Here we know that the refractive index of air is 1. Therefore we can write,
$\Rightarrow \dfrac{c}{v}=1$
From this we get the velocity in the medium as,
$\Rightarrow v=c$
Therefore the time taken to travel the path ${{S}_{1}}P$ will be,
$\Rightarrow T=\dfrac{{{S}_{1}}P}{c}$
$\Rightarrow Tc={{S}_{1}}P$
Therefore the total distance traveled by the light is,
$\Rightarrow Tc={{S}_{1}}P=\sqrt{{{d}^{2}}+{{x}^{2}}}$
In the case of the light coming from ‘${{S}_{2}}$’ from the figure we can see that the path is ${{S}_{2}}P$ which is,
${{S}_{2}}P=\sqrt{{{d}_{2}}+{{x}_{2}}}$
As in the above case, the time taken by the light to travel can be written as,
$T=\dfrac{{{S}_{2}}P}{v}$
We also know that the refractive index, $n=\dfrac{c}{v}$
The refractive index of water is given as $\dfrac{4}{3}$. Therefore we get,
$\Rightarrow \dfrac{c}{v}=\dfrac{4}{3}$
From this equation we get the velocity of light in the medium as,
$\Rightarrow v=\dfrac{3}{4}c$
Therefore the time taken will be,
$\Rightarrow T=\dfrac{{{S}_{1}}P}{\left( \dfrac{3}{4}c \right)}$
$\Rightarrow T=\dfrac{4{{S}_{1}}P}{3c}$
$\Rightarrow T=\dfrac{4}{3c}\sqrt{{{d}^{2}}+{{x}^{2}}}$
Hence we get the total distance traveled by the light in water medium as,
$\Rightarrow Tc=\dfrac{4}{3}\sqrt{{{d}^{2}}+{{x}^{2}}}$
This is the optical path of the light (path traveled by light in a medium).

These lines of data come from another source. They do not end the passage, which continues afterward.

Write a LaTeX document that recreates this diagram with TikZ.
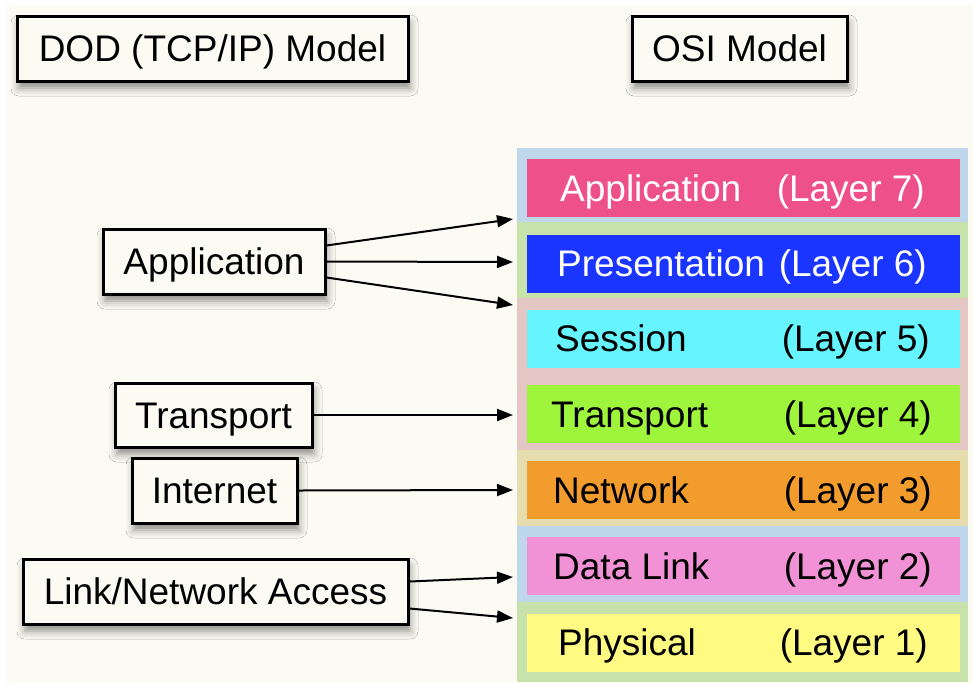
\documentclass[tikz,border=0pt]{standalone}
\usepackage{fontspec}
\setmainfont{Liberation Sans}
\usetikzlibrary{arrows.meta,shadows.blur}
\definecolor{bgcream}{HTML}{FCFBF3}
\definecolor{bandblue}{HTML}{BFD7EA}
\definecolor{bandgreen}{HTML}{C8E2AC}
\definecolor{bandpink}{HTML}{E4C6C4}
\definecolor{bandbeige}{HTML}{E6DDAE}
\definecolor{cApp}{HTML}{EE5189}
\definecolor{cPres}{HTML}{1A35FF}
\definecolor{cSess}{HTML}{66F5FF}
\definecolor{cTrans}{HTML}{9EF53C}
\definecolor{cNet}{HTML}{F29C2D}
\definecolor{cData}{HTML}{F292D6}
\definecolor{cPhys}{HTML}{FFFA82}
\tikzset{
  lbox/.style={draw=black, line width=3pt, fill=bgcream, inner sep=0pt,
    text height=26pt, text depth=0pt,
    font=\fontsize{37pt}{40pt}\selectfont,
    blur shadow={shadow xshift=2pt, shadow yshift=-7pt, shadow blur radius=8pt, shadow opacity=45}},
  band/.style={fill=#1, draw=none},
  layerbox/.style={fill=#1, draw=none, minimum width=433pt, minimum height=58pt, inner sep=0pt},
  ltxt/.style={font=\fontsize{37pt}{40pt}\selectfont, inner sep=0pt, anchor=base west},
  rtxt/.style={font=\fontsize{37pt}{40pt}\selectfont, inner sep=0pt, anchor=base east},
  arr/.style={line width=2pt, -{Triangle[length=16pt,width=12pt]}}
}
\begin{document}
\begin{tikzpicture}[x=1pt,y=-1pt]
\useasboundingbox (0,0) rectangle (973,683);
\fill[white] (0,0) rectangle (973,683);
\fill[bgcream] (6,5) rectangle (973,683);

% title boxes
\node[lbox, minimum width=391pt, minimum height=65pt] (dod) at (212.5,48.5) {DOD (TCP/IP) Model};
\node[lbox, minimum width=215pt, minimum height=65pt] (osi) at (739.5,48.5) {OSI Model};

% bands
\fill[band=bandblue]  (517,148) rectangle (968,222);
\fill[band=bandgreen] (517,222) rectangle (968,298);
\fill[band=bandpink]  (517,298) rectangle (968,450);
\fill[band=bandbeige] (517,450) rectangle (968,526);
\fill[band=bandblue]  (517,526) rectangle (968,602);
\fill[band=bandgreen] (517,602) rectangle (968,682);

% layer boxes
\node[layerbox=cApp]   (l7) at (743.5,188) {};
\node[layerbox=cPres]  (l6) at (743.5,263.5) {};
\node[layerbox=cSess]  (l5) at (743.5,338.5) {};
\node[layerbox=cTrans] (l4) at (743.5,414) {};
\node[layerbox=cNet]   (l3) at (743.5,490) {};
\node[layerbox=cData]  (l2) at (743.5,566) {};
\node[layerbox=cPhys]  (l1) at (743.5,642.5) {};

\node[ltxt, text=white] (n7) at (560,201) {Application};
\node[rtxt, text=white] (r7) at (925,201) {(Layer 7)};
\node[ltxt, text=white] (n6) at (557,276.5) {Presentation};
\node[rtxt, text=white] (r6) at (927,276.5) {(Layer 6)};
\node[ltxt] (n5) at (555,351.5) {Session};
\node[rtxt] (r5) at (930,351.5) {(Layer 5)};
\node[ltxt] (n4) at (551,427) {Transport};
\node[rtxt] (r4) at (932,427) {(Layer 4)};
\node[ltxt] (n3) at (553,503) {Network};
\node[rtxt] (r3) at (932,503) {(Layer 3)};
\node[ltxt] (n2) at (553,579) {Data Link};
\node[rtxt] (r2) at (932,579) {(Layer 2)};
\node[ltxt] (n1) at (558,655.5) {Physical};
\node[rtxt] (r1) at (928,655.5) {(Layer 1)};

% left boxes
\node[lbox, minimum width=222pt, minimum height=65pt] (app) at (214,261.5) {Application};
\node[lbox, minimum width=197pt, minimum height=64pt] (trn) at (213.5,415) {Transport};
\node[lbox, minimum width=165pt, minimum height=65pt] (inet) at (214.5,490.5) {Internet};
\node[lbox, minimum width=385pt, minimum height=65pt] (link) at (215.5,591.5) {Link/Network Access};

% arrow targets
\coordinate (t7) at (513,219);
\coordinate (t6) at (513,262);
\coordinate (t5) at (513,305);
\coordinate (t4) at (513,415);
\coordinate (t3) at (513,490);
\coordinate (t2) at (513,577);
\coordinate (t1) at (513,618);

\draw[arr] ([yshift=16pt]app.east) -- (t7);
\draw[arr] (app.east) -- (t6);
\draw[arr] ([yshift=-16pt]app.east) -- (t5);
\draw[arr] (trn.east) -- (t4);
\draw[arr] (inet.east) -- (t3);
\draw[arr] ([yshift=10pt]link.east) -- (t2);
\draw[arr] ([yshift=-17pt]link.east) -- (t1);
\end{tikzpicture}
\end{document}
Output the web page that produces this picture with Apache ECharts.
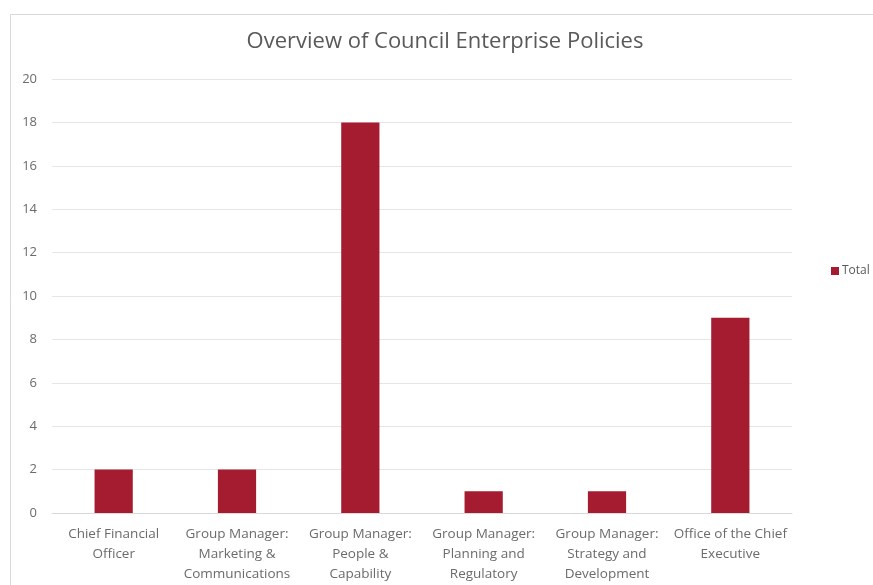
<!DOCTYPE html>
<html>
<head>
<meta charset="utf-8">
<script src="https://cdn.jsdelivr.net/npm/echarts@6/dist/echarts.min.js"></script>
<style>
  html, body { margin: 0; padding: 0; background: #fff; }
  #chart { width: 873px; height: 585px; }
</style>
</head>
<body>
<div id="chart"></div>
<script>
// chart data
var categories = [
  'Chief Financial Officer',
  'Group Manager: Marketing & Communications',
  'Group Manager: People & Capability',
  'Group Manager: Planning and Regulatory',
  'Group Manager: Strategy and Development',
  'Office of the Chief Executive'
];
// how the category names wrap under the axis
var categoryLabels = [
  'Chief Financial\nOfficer',
  'Group Manager:\nMarketing &\nCommunications',
  'Group Manager:\nPeople &\nCapability',
  'Group Manager:\nPlanning and\nRegulatory',
  'Group Manager:\nStrategy and\nDevelopment',
  'Office of the Chief\nExecutive'
];
var totals = [2, 2, 18, 1, 1, 9];
var seriesName = 'Total';
var chartTitle = 'Overview of Council Enterprise Policies';

var font = "'Open Sans', sans-serif";
var chart = echarts.init(document.getElementById('chart'));

chart.setOption({
  animation: false,
  backgroundColor: '#fff',
  title: {
    text: chartTitle,
    left: 440,
    textAlign: 'center',
    top: 26,
    textStyle: {
      fontFamily: font,
      fontSize: 22,
      fontWeight: 'normal',
      color: '#595959'
    }
  },
  graphic: [{
    type: 'rect',
    left: 8,
    top: 12,
    shape: { width: 880, height: 600 },
    style: { fill: 'none', stroke: '#d9d9d9', lineWidth: 1 },
    silent: true
  }],
  legend: {
    data: [seriesName],
    orient: 'vertical',
    left: 826,
    top: 260,
    itemWidth: 8,
    itemHeight: 8,
    itemGap: 4,
    icon: 'rect',
    textStyle: { fontFamily: font, fontSize: 12, color: '#595959', padding: [0, 0, 0, -2] }
  },
  grid: {
    left: 52,
    right: 81,
    top: 79,
    bottom: 72
  },
  xAxis: {
    type: 'category',
    data: categories,
    axisTick: { show: false },
    axisLine: { lineStyle: { color: '#d9d9d9' } },
    axisLabel: {
      interval: 0,
      margin: 11,
      color: '#6b6b6b',
      fontFamily: font,
      fontSize: 13.5,
      lineHeight: 20,
      formatter: function (v, i) { return categoryLabels[i]; }
    }
  },
  yAxis: {
    type: 'value',
    min: 0,
    max: 20,
    interval: 2,
    axisLine: { show: false },
    axisTick: { show: false },
    axisLabel: { color: '#6b6b6b', fontFamily: font, fontSize: 13, margin: 15 },
    splitLine: { lineStyle: { color: '#e6e6e6' } }
  },
  series: [{
    name: seriesName,
    type: 'bar',
    data: totals,
    barWidth: '31%',
    itemStyle: { color: '#a51c30' }
  }]
});
</script>
</body>
</html>
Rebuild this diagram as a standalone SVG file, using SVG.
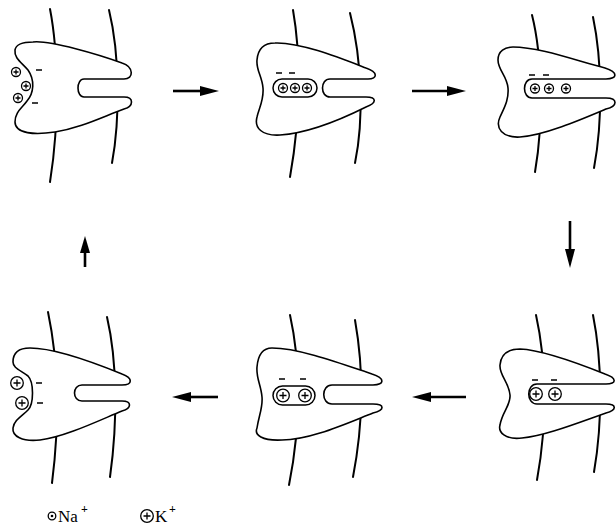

We know that there is a path difference in the path of the light in air and water.
This path difference is,
$\Delta x=\left( \dfrac{4}{3}\sqrt{{{d}^{2}}+{{x}^{2}}} \right)-\left( \dfrac{4}{3}\sqrt{{{d}^{2}}+{{x}^{2}}} \right)$
$\Rightarrow \Delta x=\left( \sqrt{{{d}^{2}}+{{x}^{2}}} \right)\left( \dfrac{4}{3}-1 \right)$
$\Rightarrow \Delta x=\dfrac{1}{3}\left( \sqrt{{{d}^{2}}+{{x}^{2}}} \right)$
We know that the maxima at the surface will be equal to the wavelength of the light multiplied by an integer, i.e.
$\Delta x=m\lambda$
$\Rightarrow \dfrac{1}{3}\left( \sqrt{{{d}^{2}}+{{x}^{2}}} \right)=m\lambda$
On squaring both sides, we get
$\Rightarrow \dfrac{1}{9}\left( {{d}^{2}}+{{x}^{2}} \right)={{m}^{2}}{{\lambda }^{2}}$
By solving this we get,
$\Rightarrow {{d}^{2}}+{{x}^{2}}=9{{m}^{2}}{{\lambda }^{2}}$
$\Rightarrow {{x}^{2}}=9{{m}^{2}}{{\lambda }^{2}}-{{d}^{2}}$
In the question we are given that the position of maxima on the surface is,
${{x}^{2}}={{p}^{2}}{{m}^{2}}{{\lambda }^{2}}-{{d}^{2}}$
By comparing these two equations, we get
$\Rightarrow {{p}^{2}}=9$
$\Rightarrow p=\sqrt{9}=3$
Therefore we get the value of p as 3.

Note: In the question we are performing a Young’s double slit experiment. This experiment helps us to understand the wave theory of light. Young’s double slit experiment demonstrates the constructive and destructive interference pattern of light.
Interference is a phenomenon where two waves superimpose together and form a new wave which may have greater, lower or the same amplitude of the interfering waves.